_Task_
Everything in the listing except the pictures should be written out exactly.

START Collected data

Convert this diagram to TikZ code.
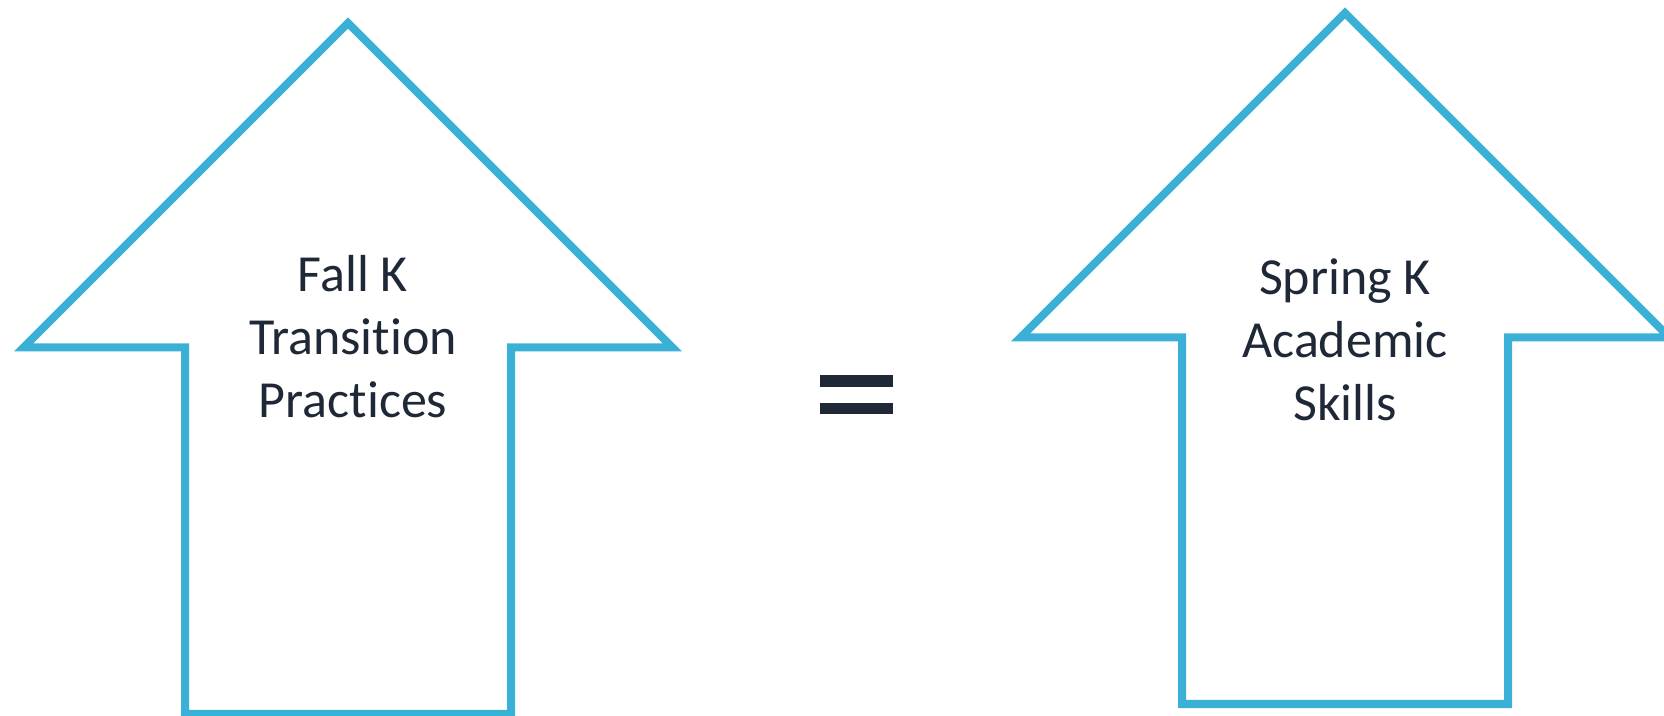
\documentclass[tikz,border=0pt]{standalone}
\usepackage{fontspec}
\setmainfont[Ligatures={NoCommon}]{Carlito}
\definecolor{arrowblue}{RGB}{58,176,214}
\definecolor{textnavy}{RGB}{30,40,54}

\begin{document}
\begin{tikzpicture}[
  x=0.01cm,
  y=-0.01cm,
  line/.style={draw=arrowblue,line width=0.08cm,line join=miter},
  label/.style={align=center,text=textnavy,font=\fontsize{14.8pt}{18pt}\selectfont,inner sep=0pt},
  bar/.style={fill=textnavy}
]
\useasboundingbox (0,0) rectangle (1664,716);

% Left arrow
\draw[line] (348,23) -- (23.5,347.5) -- (185,347.5) -- (185,714)
  -- (511,714) -- (511,347.5) -- (672.5,347.5) -- cycle;
\node[label,anchor=base] (fall) at (353,418)
  {Fall K\\Transition\\Practices};

% Equals sign
\fill[bar] (820,375) rectangle (893,387);
\fill[bar] (820,403) rectangle (893,414);

% Right arrow
\draw[line] (1345,13) -- (1020.5,337.5) -- (1182,337.5) -- (1182,704)
  -- (1508,704) -- (1508,337.5) -- (1669.5,337.5) -- cycle;
\node[label,anchor=base] (spring) at (1345,421)
  {Spring K\\Academic\\Skills};

\end{tikzpicture}
\end{document}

END Collected data

_Exercise answer_
Convert this diagram to TikZ code.
\documentclass[tikz,border=0pt]{standalone}
\usepackage{fontspec}
\setmainfont[Ligatures={NoCommon}]{Carlito}
\definecolor{arrowblue}{RGB}{58,176,214}
\definecolor{textnavy}{RGB}{30,40,54}

\begin{document}
\begin{tikzpicture}[
  x=0.01cm,
  y=-0.01cm,
  line/.style={draw=arrowblue,line width=0.08cm,line join=miter},
  label/.style={align=center,text=textnavy,font=\fontsize{14.8pt}{18pt}\selectfont,inner sep=0pt},
  bar/.style={fill=textnavy}
]
\useasboundingbox (0,0) rectangle (1664,716);

% Left arrow
\draw[line] (348,23) -- (23.5,347.5) -- (185,347.5) -- (185,714)
  -- (511,714) -- (511,347.5) -- (672.5,347.5) -- cycle;
\node[label,anchor=base] (fall) at (353,418)
  {Fall K\\Transition\\Practices};

% Equals sign
\fill[bar] (820,375) rectangle (893,387);
\fill[bar] (820,403) rectangle (893,414);

% Right arrow
\draw[line] (1345,13) -- (1020.5,337.5) -- (1182,337.5) -- (1182,704)
  -- (1508,704) -- (1508,337.5) -- (1669.5,337.5) -- cycle;
\node[label,anchor=base] (spring) at (1345,421)
  {Spring K\\Academic\\Skills};

\end{tikzpicture}
\end{document}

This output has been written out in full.